City of Powell River fire hydrants receive facelift

Crews are colour-coding the hydrants for firefighting purposes
fire hydrants
PLUGGED IN: City of Powell River workers Lewis Hogan [left] and Brent Larkin are painting one of nearly 700 fire hydrants in Powell River to colour-code them according to water pressure. Paul Galinski photo

City of Powell River is in the process of colour-coding its nearly 700 fire hydrants.

Manager of operational services Shawn Cator said the city has not painted its fire hydrants in many years. This program is an opportunity to paint the hydrants, but also, to give them a colour-coding at the same time. The intention is to paint between a third and a half of the hydrants this year and carry over to next year.

Cator said he believes the operations department/engineering department had a conversation with the fire department about the plan to do the colour-coding on the hydrants and the fire department agreed it was a good idea. The colour-coding shows the different pressures/flow per hydrant.

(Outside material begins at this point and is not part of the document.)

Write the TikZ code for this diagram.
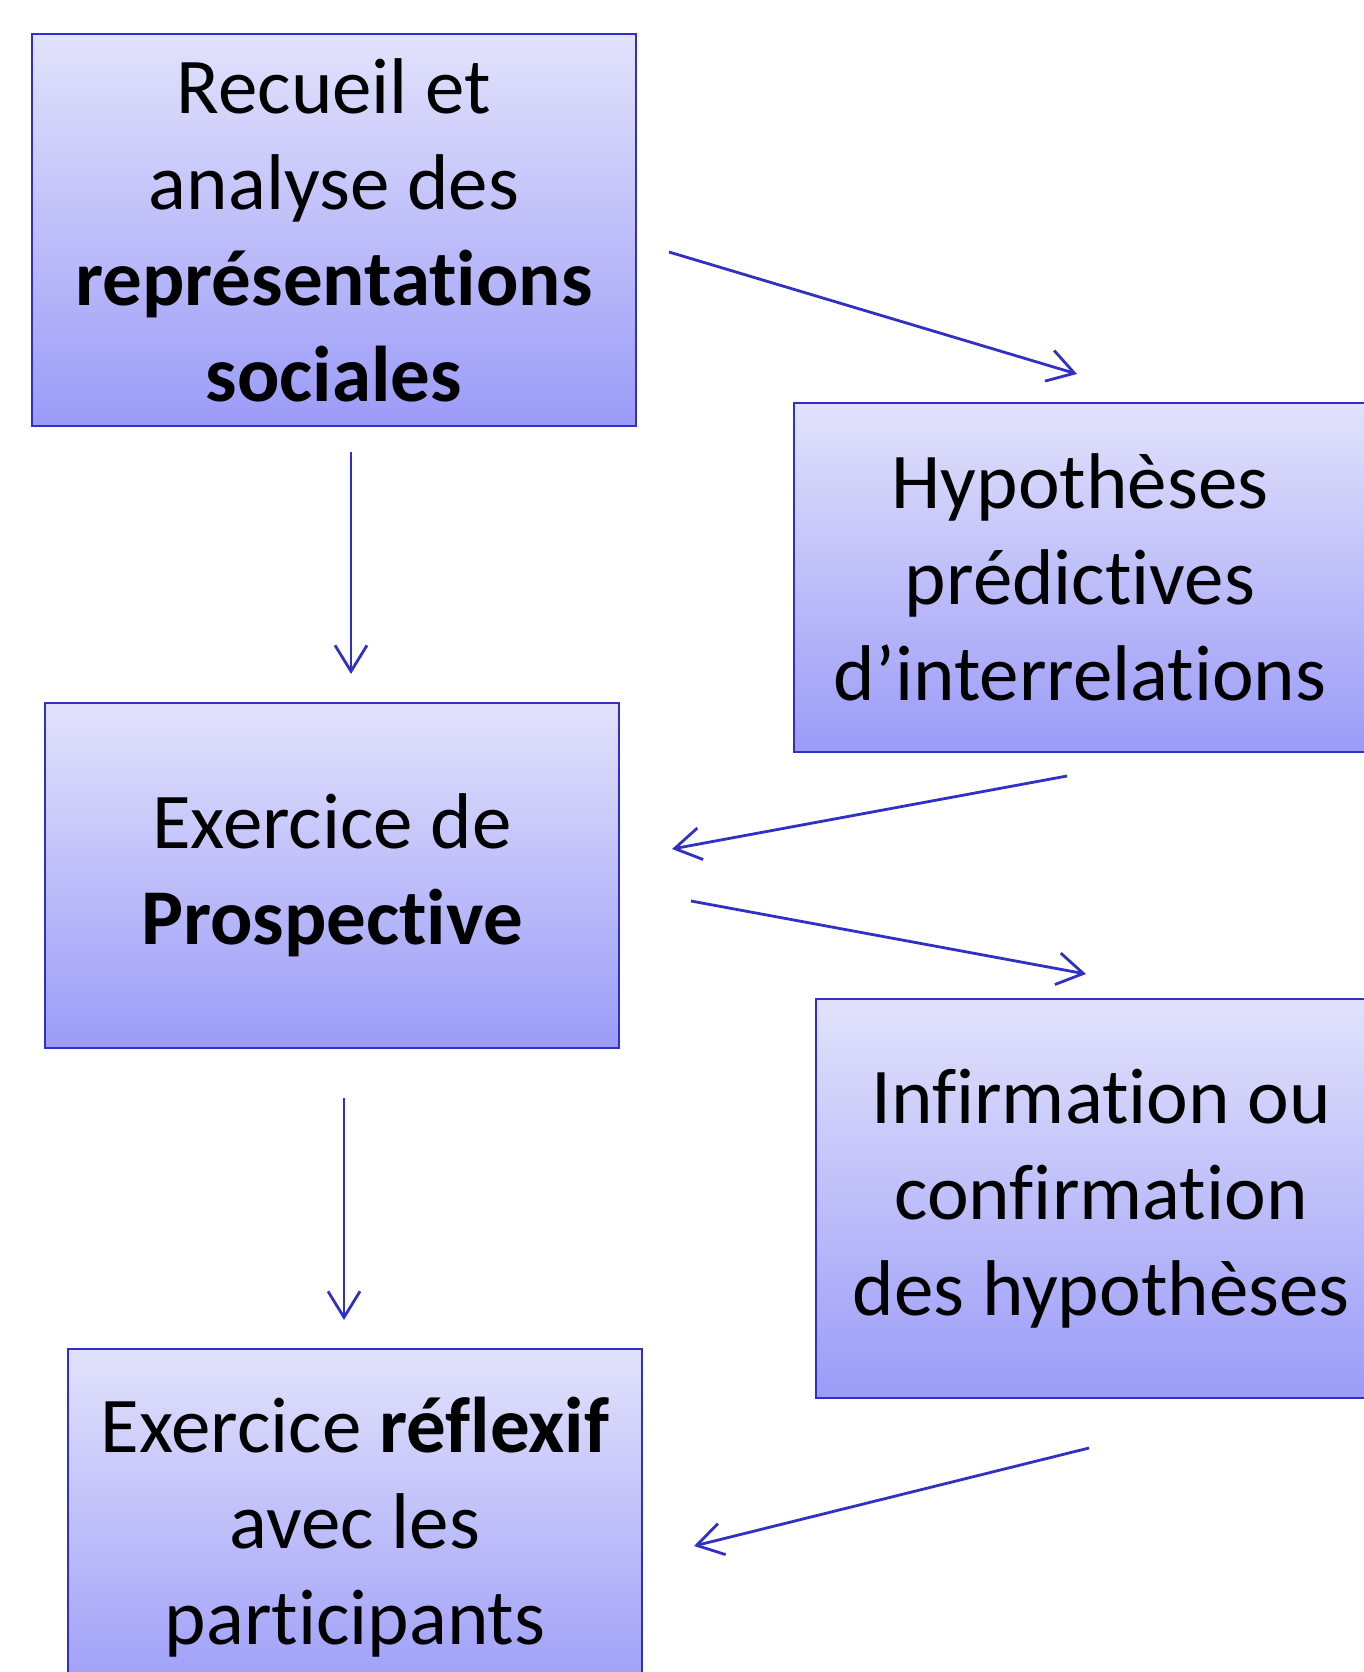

“A firefighter has an indication of what he’s dealing with at a fire,” said Cator. “There is a national standard that designates the colours for flow.”

Superintendent of public works Murray Steer said having the hydrants painted is helpful for the firefighters and also for city staff.

“When we are operating and maintaining the hydrants, it is helpful to understand what we are dealing with,” said Steer. “The majority of our hydrants are the same pressure and most of the ones you’ll see out there are blue, there’s a few green ones and even fewer that are orange.”

Blue hydrants have the highest flow and orange the lowest.

Cator said the engineering department models the water system and the model calculates the pressures in each zone. The computer model is calibrated to actual testing in the field, so there is a model of the whole infrastructure. The model predicts the pressures and it is calibrated in the field by Cator’s crews, who actually run the hydrants, measure the flow and test residual pressures, and that helps to determine that the model is correct.

“The model was updated recently,” said Cator, “and that’s where the data comes from.”